Pineapple Upside-Down Bundt Cake

2 tbs. butter, melted

1/4 cup packed brown sugar (“packed” in this sense means you don’t just pour it into your measuring cup, you tamp it down with spoon so you get the full mount without a lot of air)

6 pineapple slices from a can. Slices, so pineapple rings, not chunks. These seem to come in standard depths and diameters, but make sure you get 6 of them.

6 maraschino cherries. Maraschino cherries are surprisingly ubiquitous. You probably overlook them but your grocery store should have them. These are also eerily standard-sized.

1 box of Betty Crocker Super Moist yellow cake mix. This is important, because Bets produces 50 or 60 different varieties, so go for this one. These boxes are also standard-size.

1 cup of the pineapple juice your pineapple rings came in

1/2 cup vegetable oil

3 eggs


Preheat your oven to 350 degrees. In a bundt pan sprayed with non-stick cooking spray, pour in the melted butter. Spoon over an even layer of brown sugar. Arrange your six pineapple rings in a ring on top of this. In the middle of each pineapple slice place a maraschino cherry.

In a bowl, mix the cake mix, the pineapple juice, the oil, and the eggs slowly until everything’s combined. Then mix on high speed for 2 more minutes. Pour this into the bundt pan over the be-maraschino’d pineapple slices that are lying on their bed of butter and brown sugar.

Put this in the oven for 40—45 minutes. Your cake will be a nice warm golden brown, but also do the toothpick test just to make sure. Take it out and let it cool down for a few minutes. Now place whatever you’re going to serve this on (a heatproof plate or whatever) upside down over the pan and *carefully* flip it over. You do this carefully so that the pineapple slices with their cherry centers stay in place. Do it quickly though so it doesn’t slip around. The non-stick cooking spray should ensure that it comes right out. Remove the pan and there you have it!


Pineapple Upside-Down Skillet Cake

[Not personally vouched for by the Cousin Matthew Test Kitchen™ but this will surely work just fine]. You’ll need all of the above, but 12 pineapple slices instead of 6, 16 maraschino cherries instead of 6, 3 tbs butter instead of 2, and 1/2 cup of packed brown sugar, not 1/4.

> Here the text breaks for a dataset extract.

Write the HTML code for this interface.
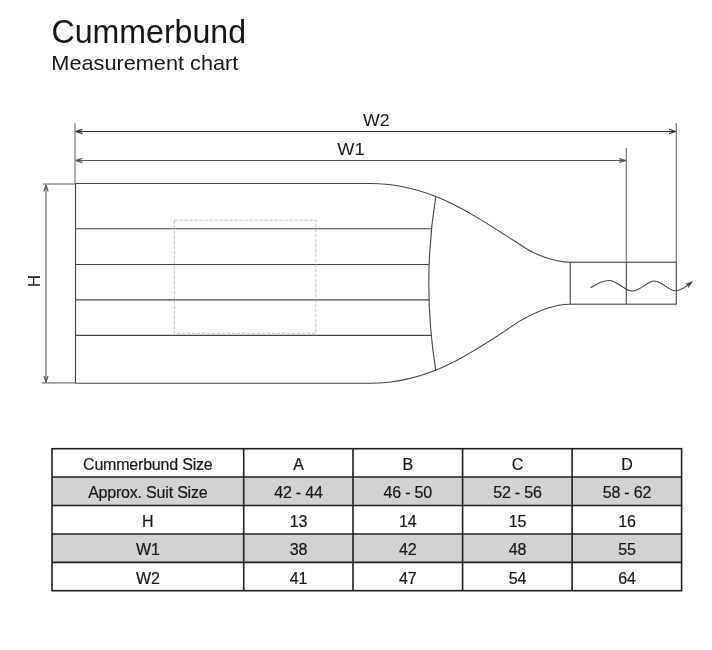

Experience a sense of déjà vu. Preheat oven to 350 degrees. In a large, oven-proof skillet, pour the butter in an even layer and then the brown sugar, as above. Layer in 8 of the pineapple rings so they cover the bottom of the skillet but don’t overlap, like in a honeycomb pattern. Each one gets a cherry in the center. Slice the remaining 4 in half and arrange those 8 halves along the sides of the skillet sort of “face up” so they’re smiling at you, not frowning. Place a cherry in the hollow of each half ring. 

Prepare the cake mix as above and pour into the skillet, being careful that your pineapple-half fence maintains the position. Into the oven it goes, same 40—45 minutes, let cool for a few minutes, top with the upside-down serving plate big enough to catch all of this, and flip, carefully. Everything should hold together.

Whichever way you do this, rejoice in the fact that it’s 1959 and Hawaii has just been admitted to the union, so there’ll be more pineapples stateside than ever!



  1. This was my father’s savorite cake, I always made it for his birthday. I do mine in a cast-iron skillet and add bourbon to the brown sugar and butter mixture. 

  2. So I’m one of those fat adults that was a chunky kid. And to my everloving frustration, we actually didn’t eat bad. My dad’s little sister was diagnosed as type 1 diabetic in the 1960s, so he grew up where you didn’t have rolls, didn’t have candy, didn’t have dessert, etc etc etc. This was just how we cooked when I was a kid in the 80s and 90s, too.

    Not a household where we had bread with meals, so my definition of a “fancy” meal or restaurant was where you had rolls, especially crescent rolls. We didn’t have dessert in the house except maybe once a month, we didn’t even have soda in the house until I was in high school. And yet I was still a chunk. Really unfair in retrospect. 

    But I digress.

    Pineapple upside down cake was an extra fun bonus dessert because it didn’t require the entire can of pineapple rings and juice and my mom would let me have the extra in the can as a treat!